* **GOAL OF THE EXERCISE**: Every record that follows must be duplicated exactly, with images left out.

Entries with chart source code
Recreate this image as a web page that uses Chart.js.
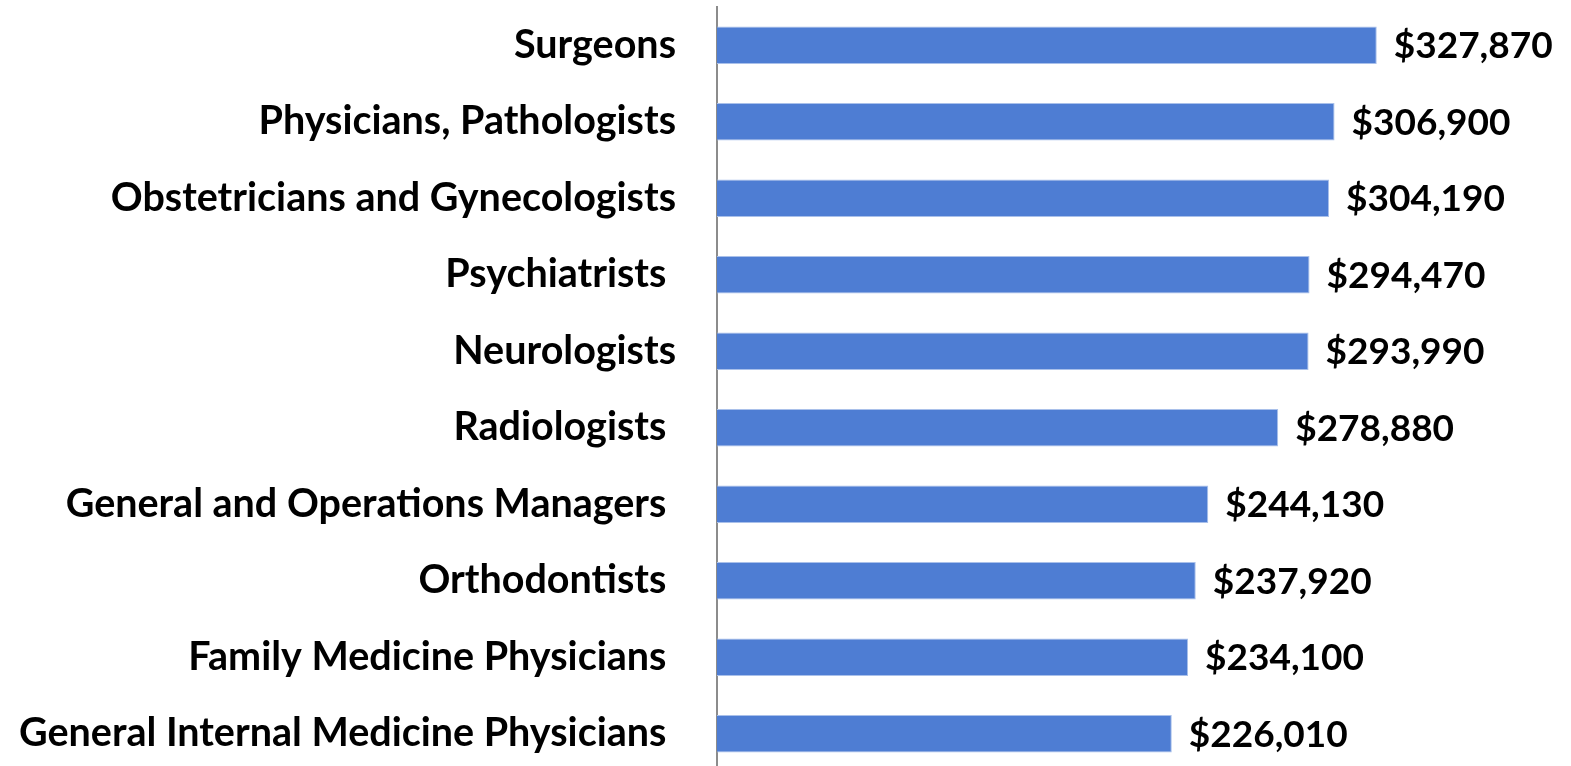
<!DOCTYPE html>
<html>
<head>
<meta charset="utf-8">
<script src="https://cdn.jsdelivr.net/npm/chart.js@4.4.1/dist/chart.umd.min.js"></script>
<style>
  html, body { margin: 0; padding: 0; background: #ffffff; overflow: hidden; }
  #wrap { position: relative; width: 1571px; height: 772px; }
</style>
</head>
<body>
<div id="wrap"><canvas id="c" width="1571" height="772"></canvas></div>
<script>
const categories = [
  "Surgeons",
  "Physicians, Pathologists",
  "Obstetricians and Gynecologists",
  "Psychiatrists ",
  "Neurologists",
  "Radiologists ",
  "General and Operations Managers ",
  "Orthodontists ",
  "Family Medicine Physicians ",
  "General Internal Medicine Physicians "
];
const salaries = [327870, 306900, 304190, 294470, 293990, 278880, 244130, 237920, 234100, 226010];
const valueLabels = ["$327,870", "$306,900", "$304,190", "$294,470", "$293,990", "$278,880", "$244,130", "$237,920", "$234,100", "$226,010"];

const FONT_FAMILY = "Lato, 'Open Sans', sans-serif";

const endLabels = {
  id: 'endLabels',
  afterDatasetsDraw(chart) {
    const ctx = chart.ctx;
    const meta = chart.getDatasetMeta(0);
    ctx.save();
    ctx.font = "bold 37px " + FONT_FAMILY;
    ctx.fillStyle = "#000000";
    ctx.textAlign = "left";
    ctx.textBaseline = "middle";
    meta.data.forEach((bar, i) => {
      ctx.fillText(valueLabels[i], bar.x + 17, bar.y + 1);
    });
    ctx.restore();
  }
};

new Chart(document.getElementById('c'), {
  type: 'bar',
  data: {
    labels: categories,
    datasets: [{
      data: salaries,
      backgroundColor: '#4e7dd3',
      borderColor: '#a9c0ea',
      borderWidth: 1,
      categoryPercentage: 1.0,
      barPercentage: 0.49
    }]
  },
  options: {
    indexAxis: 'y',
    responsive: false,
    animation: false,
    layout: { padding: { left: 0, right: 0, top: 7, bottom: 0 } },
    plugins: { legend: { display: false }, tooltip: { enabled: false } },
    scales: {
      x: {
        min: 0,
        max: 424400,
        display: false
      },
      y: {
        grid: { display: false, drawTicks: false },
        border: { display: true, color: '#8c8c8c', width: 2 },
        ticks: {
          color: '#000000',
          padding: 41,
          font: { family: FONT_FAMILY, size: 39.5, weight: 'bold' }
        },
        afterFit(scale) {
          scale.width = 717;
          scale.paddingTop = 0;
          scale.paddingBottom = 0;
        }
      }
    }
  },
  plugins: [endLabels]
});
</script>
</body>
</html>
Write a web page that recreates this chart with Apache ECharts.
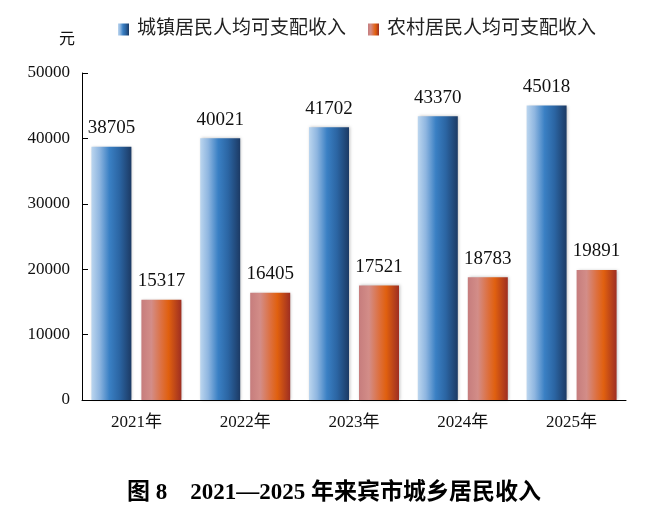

* **OUTPUT FOR THIS TASK**:
Recreate this image as a web page that uses Chart.js.
<!DOCTYPE html>
<html>
<head>
<meta charset="utf-8">
<script src="https://cdn.jsdelivr.net/npm/chart.js@4.4.1/dist/chart.umd.min.js"></script>
<style>
  html, body { margin: 0; padding: 0; background: #ffffff; overflow: hidden; }
  #wrap { position: relative; width: 1571px; height: 772px; }
</style>
</head>
<body>
<div id="wrap"><canvas id="c" width="1571" height="772"></canvas></div>
<script>
const categories = [
  "Surgeons",
  "Physicians, Pathologists",
  "Obstetricians and Gynecologists",
  "Psychiatrists ",
  "Neurologists",
  "Radiologists ",
  "General and Operations Managers ",
  "Orthodontists ",
  "Family Medicine Physicians ",
  "General Internal Medicine Physicians "
];
const salaries = [327870, 306900, 304190, 294470, 293990, 278880, 244130, 237920, 234100, 226010];
const valueLabels = ["$327,870", "$306,900", "$304,190", "$294,470", "$293,990", "$278,880", "$244,130", "$237,920", "$234,100", "$226,010"];

const FONT_FAMILY = "Lato, 'Open Sans', sans-serif";

const endLabels = {
  id: 'endLabels',
  afterDatasetsDraw(chart) {
    const ctx = chart.ctx;
    const meta = chart.getDatasetMeta(0);
    ctx.save();
    ctx.font = "bold 37px " + FONT_FAMILY;
    ctx.fillStyle = "#000000";
    ctx.textAlign = "left";
    ctx.textBaseline = "middle";
    meta.data.forEach((bar, i) => {
      ctx.fillText(valueLabels[i], bar.x + 17, bar.y + 1);
    });
    ctx.restore();
  }
};

new Chart(document.getElementById('c'), {
  type: 'bar',
  data: {
    labels: categories,
    datasets: [{
      data: salaries,
      backgroundColor: '#4e7dd3',
      borderColor: '#a9c0ea',
      borderWidth: 1,
      categoryPercentage: 1.0,
      barPercentage: 0.49
    }]
  },
  options: {
    indexAxis: 'y',
    responsive: false,
    animation: false,
    layout: { padding: { left: 0, right: 0, top: 7, bottom: 0 } },
    plugins: { legend: { display: false }, tooltip: { enabled: false } },
    scales: {
      x: {
        min: 0,
        max: 424400,
        display: false
      },
      y: {
        grid: { display: false, drawTicks: false },
        border: { display: true, color: '#8c8c8c', width: 2 },
        ticks: {
          color: '#000000',
          padding: 41,
          font: { family: FONT_FAMILY, size: 39.5, weight: 'bold' }
        },
        afterFit(scale) {
          scale.width = 717;
          scale.paddingTop = 0;
          scale.paddingBottom = 0;
        }
      }
    }
  },
  plugins: [endLabels]
});
</script>
</body>
</html>
Write a web page that recreates this chart with Apache ECharts.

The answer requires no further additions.